Westmag is building the vertically integrated American motor company: they’re designing, manufacturing, and scaling drone motors and robot actuators from a single integrated platform in South San Francisco.

The team designs motors and actuators on a shared architecture, then winds, assembles, and validates them on an integrated production line built around flexible automation and replicable modules. The shared architecture matters, so every engineering investment, manufacturing process, and supply chain relationship compounds across both product lines.

Westmag is already shipping against a committed book of orders for hundreds of thousands of units. The roadmap targets annual capacity of more than 30M units before 2030. To get there, the team is investing upstream: in stator steel stamping, rare-earth magnet finishing, and other subcomponent production; to drive cost engineering and deepen control across the full bill of materials.

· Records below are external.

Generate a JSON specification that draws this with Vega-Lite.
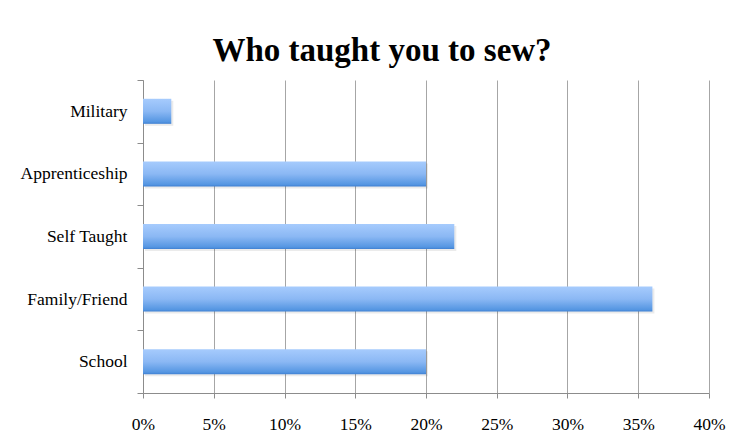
{
  "$schema": "https://vega.github.io/schema/vega-lite/v6.json",
  "width": 566,
  "height": 313,
  "autosize": {"type": "none"},
  "padding": {"left": 143, "top": 80, "right": 41, "bottom": 46},
  "background": "white",
  "title": {
    "text": "Who taught you to sew?",
    "font": "Liberation Serif",
    "fontSize": 33,
    "fontWeight": "bold",
    "color": "black",
    "anchor": "middle",
    "dx": -44,
    "offset": 3
  },
  "data": {
    "values": [
      {"source": "Military", "share": 0.02},
      {"source": "Apprenticeship", "share": 0.20},
      {"source": "Self Taught", "share": 0.22},
      {"source": "Family/Friend", "share": 0.36},
      {"source": "School", "share": 0.20}
    ]
  },
  "encoding": {
    "y": {
      "field": "source",
      "type": "nominal",
      "sort": null,
      "title": null,
      "scale": {"paddingInner": 0, "paddingOuter": 0},
      "axis": {
        "tickBand": "extent",
        "labelFont": "Liberation Serif",
        "labelFontSize": 17.5,
        "labelColor": "black",
        "domainColor": "#8c8c8c",
        "tickColor": "#8c8c8c",
        "tickSize": 6,
        "labelPadding": 10,
        "grid": false
      }
    },
    "x": {
      "field": "share",
      "type": "quantitative",
      "title": null,
      "scale": {"domain": [0, 0.4], "nice": false},
      "axis": {
        "format": ".0%",
        "values": [0, 0.05, 0.1, 0.15, 0.2, 0.25, 0.3, 0.35, 0.4],
        "labelFlush": false,
        "labelFont": "Liberation Serif",
        "labelFontSize": 17.5,
        "labelColor": "black",
        "domainColor": "#8c8c8c",
        "tickColor": "#8c8c8c",
        "gridColor": "#a6a6a6",
        "tickSize": 5,
        "labelPadding": 17,
        "grid": true
      }
    }
  },
  "layer": [
    {
      "mark": {"type": "bar", "height": {"band": 0.4}, "color": "#000000", "opacity": 0.08, "xOffset": 2, "yOffset": 2}
    },
    {
      "mark": {
        "type": "bar",
        "height": {"band": 0.4},
        "color": {
          "gradient": "linear",
          "x1": 0, "y1": 0, "x2": 0, "y2": 1,
          "stops": [
            {"offset": 0, "color": "#a6cbfd"},
            {"offset": 0.5, "color": "#8bb8f4"},
            {"offset": 0.92, "color": "#5596e2"},
            {"offset": 1, "color": "#3f80d2"}
          ]
        }
      }
    }
  ],
  "config": {"view": {"stroke": null}}
}
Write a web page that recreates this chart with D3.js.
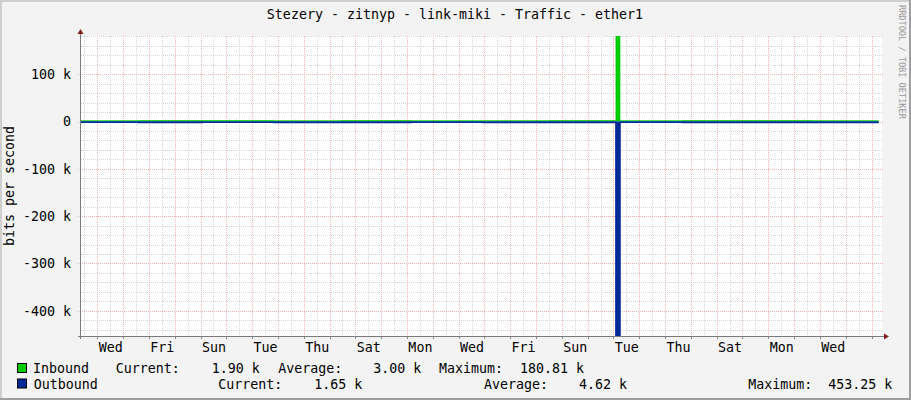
<!DOCTYPE html>
<html>
<head>
<meta charset="utf-8">
<script src="https://cdn.jsdelivr.net/npm/d3@7"></script>
<style>
  body { margin: 0; background: #f3f3f3; }
  text { font-family: "DejaVu Sans Mono", monospace; }
</style>
</head>
<body>
<div id="graph"></div>
<script>
// Data (bits per second, sample times in UTC)
var sampleTimes = [
  "2021-06-01T08:50Z", "2021-06-03T14:00Z", "2021-06-06T02:00Z", "2021-06-08T20:00Z",
  "2021-06-11T10:00Z", "2021-06-14T04:00Z", "2021-06-16T22:00Z", "2021-06-19T12:00Z",
  "2021-06-22T02:20Z", "2021-06-22T06:05Z", "2021-06-24T16:00Z", "2021-06-27T06:00Z",
  "2021-06-29T18:00Z", "2021-07-02T06:40Z"
];
var inboundBits = [1850, 2050, 1960, 1780, 2120, 1890, 1940, 2010, 180810, 1870, 1990, 2080, 1900, 1900];
var outboundBits = [1620, 1710, 1580, 1690, 1750, 1600, 1640, 1720, 453250, 1590, 1680, 1700, 1650, 1650];

var seriesNames = ["Inbound", "Outbound"];
var averageLabels = ["3.00 k", "4.62 k"];
var yTickValues = [100000, 0, -100000, -200000, -300000, -400000];

var graphTitle = "Stezery - zitnyp - link-miki - Traffic - ether1";
var yTitle = "bits per second";
var watermark = "RRDTOOL / TOBI OETIKER";

// Chart setup
var svgWidth = 911;
var svgHeight = 400;
var plot = { left: 81, right: 881, top: 36, bottom: 336 };

var inColor = "#00cc00";
var outColor = "#002a97";
var gridMinor = "#d6d6d6";
var gridMajor = "#f4b0b0";

var svg = d3.select("#graph")
    .append("svg")
    .attr("width", svgWidth)
    .attr("height", svgHeight);

// background + shaded frame
svg.append("rect").attr("width", svgWidth).attr("height", svgHeight).attr("fill", "#f3f3f3");
svg.append("path").attr("d", "M0,0H911V2H2V400H0Z").attr("fill", "#cfcfcf");
svg.append("path").attr("d", "M911,0V400H0V398H909V0Z").attr("fill", "#9e9e9e");

var data = sampleTimes.map(function(t, i) {
    return { time: new Date(t), inb: inboundBits[i], outb: outboundBits[i] };
});

// Scales
var start = new Date("2021-06-01T08:50Z");
var end = new Date("2021-07-02T08:50Z");
var xScale = d3.scaleUtc()
    .domain([start, end])
    .range([plot.left, plot.right]);

var yScale = d3.scaleLinear()
    .domain([-453250, 180810])
    .range([plot.bottom, plot.top]);

// canvas
svg.append("rect")
    .attr("x", plot.left)
    .attr("y", plot.top)
    .attr("width", plot.right - plot.left + 1)
    .attr("height", plot.bottom - plot.top)
    .attr("fill", "#ffffff");

var grid = svg.append("g").attr("stroke-dasharray", "1,1").attr("stroke-width", 1);

// minor vertical grid every 12 hours, major every midnight
var halfDays = d3.utcHour.every(12).range(start, end).filter(function(d) { return d.getUTCHours() === 12; });
var days = d3.utcDay.range(start, end);

grid.selectAll(".vminor")
    .data(halfDays)
    .enter()
    .append("line")
    .attr("x1", d => Math.round(xScale(d)) + 0.5)
    .attr("x2", d => Math.round(xScale(d)) + 0.5)
    .attr("y1", plot.top)
    .attr("y2", plot.bottom)
    .attr("stroke", gridMinor);

// horizontal minor grid every 20 k
var yMinor = d3.range(-440000, 180001, 20000).filter(function(v) { return v % 100000 !== 0; });
grid.selectAll(".hminor")
    .data(yMinor)
    .enter()
    .append("line")
    .attr("x1", plot.left)
    .attr("x2", plot.right + 1)
    .attr("y1", d => Math.round(yScale(d)) + 0.5)
    .attr("y2", d => Math.round(yScale(d)) + 0.5)
    .attr("stroke", gridMinor);

grid.selectAll(".vmajor")
    .data(days)
    .enter()
    .append("line")
    .attr("x1", d => Math.round(xScale(d)) + 0.5)
    .attr("x2", d => Math.round(xScale(d)) + 0.5)
    .attr("y1", plot.top)
    .attr("y2", plot.bottom)
    .attr("stroke", gridMajor);

grid.selectAll(".hmajor")
    .data(yTickValues)
    .enter()
    .append("line")
    .attr("x1", plot.left - 3)
    .attr("x2", plot.right + 2)
    .attr("y1", d => Math.round(yScale(d)) + 0.5)
    .attr("y2", d => Math.round(yScale(d)) + 0.5)
    .attr("stroke", gridMajor);

// ticks under the x axis at each midnight
svg.selectAll(".xtick")
    .data(days)
    .enter()
    .append("line")
    .attr("x1", d => Math.round(xScale(d)) + 0.5)
    .attr("x2", d => Math.round(xScale(d)) + 0.5)
    .attr("y1", plot.bottom)
    .attr("y2", plot.bottom + 3)
    .attr("stroke", "#8a8a8a");

// Traffic areas
svg.append("clipPath").attr("id", "clip")
    .append("rect")
    .attr("x", plot.left)
    .attr("y", plot.top)
    .attr("width", plot.right - plot.left + 1)
    .attr("height", plot.bottom - plot.top);

var chartGroup = svg.append("g").attr("clip-path", "url(#clip)");

var inArea = d3.area()
    .curve(d3.curveStepAfter)
    .x(d => xScale(d.time))
    .y0(yScale(0))
    .y1(d => yScale(d.inb));

var outArea = d3.area()
    .curve(d3.curveStepAfter)
    .x(d => xScale(d.time))
    .y0(yScale(0))
    .y1(d => yScale(-d.outb));

// outline of each value edge so the near-zero traffic stays visible
var inLine = d3.line()
    .curve(d3.curveStepAfter)
    .x(d => xScale(d.time))
    .y(d => yScale(d.inb));

var outLine = d3.line()
    .curve(d3.curveStepAfter)
    .x(d => xScale(d.time))
    .y(d => yScale(-d.outb));

chartGroup.append("path").datum(data).attr("d", inArea).attr("fill", inColor);
chartGroup.append("path").datum(data).attr("d", inLine)
    .attr("fill", "none").attr("stroke", inColor).attr("stroke-width", 0.7);
chartGroup.append("path").datum(data).attr("d", outArea).attr("fill", outColor);
chartGroup.append("path").datum(data).attr("d", outLine)
    .attr("fill", "none").attr("stroke", outColor).attr("stroke-width", 1.6);

// Axes lines and arrows
svg.append("line")
    .attr("x1", plot.left - 0.5).attr("x2", plot.left - 0.5)
    .attr("y1", plot.bottom + 3).attr("y2", plot.top - 3)
    .attr("stroke", "#7a7a7a");
svg.append("line")
    .attr("x1", plot.left - 3).attr("x2", plot.right + 4)
    .attr("y1", plot.bottom + 0.5).attr("y2", plot.bottom + 0.5)
    .attr("stroke", "#7a7a7a");
svg.append("path")
    .attr("d", `M${plot.left - 0.5},${plot.top - 7}L${plot.left - 3.5},${plot.top - 2}L${plot.left + 2.5},${plot.top - 2}Z`)
    .attr("fill", "#7f1f1f");
svg.append("path")
    .attr("d", `M${plot.right + 8},${plot.bottom + 0.5}L${plot.right + 3},${plot.bottom - 2.5}L${plot.right + 3},${plot.bottom + 3.5}Z`)
    .attr("fill", "#7f1f1f");

// Axis labels via d3 axes (day names at noon, every other day)
var labelDays = days.filter(function(d, i) { return i % 2 === 0; })
    .map(function(d) { return d3.utcHour.offset(d, 12); })
    .filter(function(d) { return d < end; });

var bottomAxis = d3.axisBottom(xScale)
    .tickValues(labelDays)
    .tickFormat(d3.utcFormat("%a"))
    .tickSize(0)
    .tickPadding(6.5);

var leftAxis = d3.axisLeft(yScale)
    .tickValues(yTickValues)
    .tickFormat(function(v) { return v === 0 ? "0" : (v / 1000) + " k"; })
    .tickSize(0)
    .tickPadding(10);

var xAxisG = svg.append("g")
    .attr("transform", `translate(0, ${plot.bottom})`)
    .call(bottomAxis);
var yAxisG = svg.append("g")
    .attr("transform", `translate(${plot.left}, 0)`)
    .call(leftAxis);

[xAxisG, yAxisG].forEach(function(g) {
    g.attr("font-family", "DejaVu Sans Mono").attr("font-size", 13.3);
    g.select(".domain").remove();
    g.selectAll("text").attr("fill", "#000");
});

// Titles
svg.append("text")
    .attr("x", 455)
    .attr("y", 19.3)
    .attr("text-anchor", "middle")
    .style("font-size", "13.3px")
    .text(graphTitle);

svg.append("text")
    .attr("transform", "translate(14, 186) rotate(-90)")
    .attr("text-anchor", "middle")
    .style("font-size", "13.3px")
    .text(yTitle);

svg.append("text")
    .attr("transform", "translate(899, 5) rotate(90)")
    .attr("text-anchor", "start")
    .style("font-size", "8.6px")
    .attr("fill", "#9a9a9a")
    .text(watermark);

// Legend
var fmtK = function(v) { return (v / 1000).toFixed(2) + " k"; };
var series = [inboundBits, outboundBits];
var legendRows = [
    { base: 373.3, box: 363.5, cols: [33, 115.7, 211.7, 278.3, 373.3, 439, 520] },
    { base: 389, box: 379, cols: [33.7, 218.3, 314.3, 484, 579, 748.3, 828.3] }
];

legendRows.forEach(function(row, i) {
    var vals = series[i];
    var texts = [
        seriesNames[i],
        "Current:", fmtK(vals[vals.length - 1]),
        "Average:", averageLabels[i],
        "Maximum:", fmtK(d3.max(vals))
    ];
    svg.append("rect")
        .attr("x", 17.5).attr("y", row.box)
        .attr("width", 9).attr("height", 9)
        .attr("fill", i === 0 ? inColor : outColor)
        .attr("stroke", "#000");
    svg.selectAll(null)
        .data(texts)
        .enter()
        .append("text")
        .attr("x", (d, j) => row.cols[j])
        .attr("y", row.base)
        .style("font-size", "13.3px")
        .text(d => d);
});
</script>
</body>
</html>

The supply chain is NDAA-compliant by design, anchored in U.S. and allied sourcing, and includes close partnerships already established in Japan.

Westmag was founded by David Hansen (CEO) and Jordan Sanders (COO), who bring together product, operations, and scale-manufacturing expertise. The broader team draws from Waterloo, UBC, MIT, and Cornell, amongst others.

The founding conviction is simple and sharp: America has never built this category at scale, and that gap is opening exactly when the demand for it is exploding.

Why we invested

At Outset, we back deep technology companies addressing large, enduring markets led by founders who understand both the engineering and the system they're operating within. Westmag sits at the intersection of advanced manufacturing, national security, and the autonomous machine stack: a critical input to multiple trillion-dollar industries, with no credible domestic supplier at scale.

Outset is proud to back Westmag as they build the motor and actuator infrastructure that drones and robots will run on for decades to come.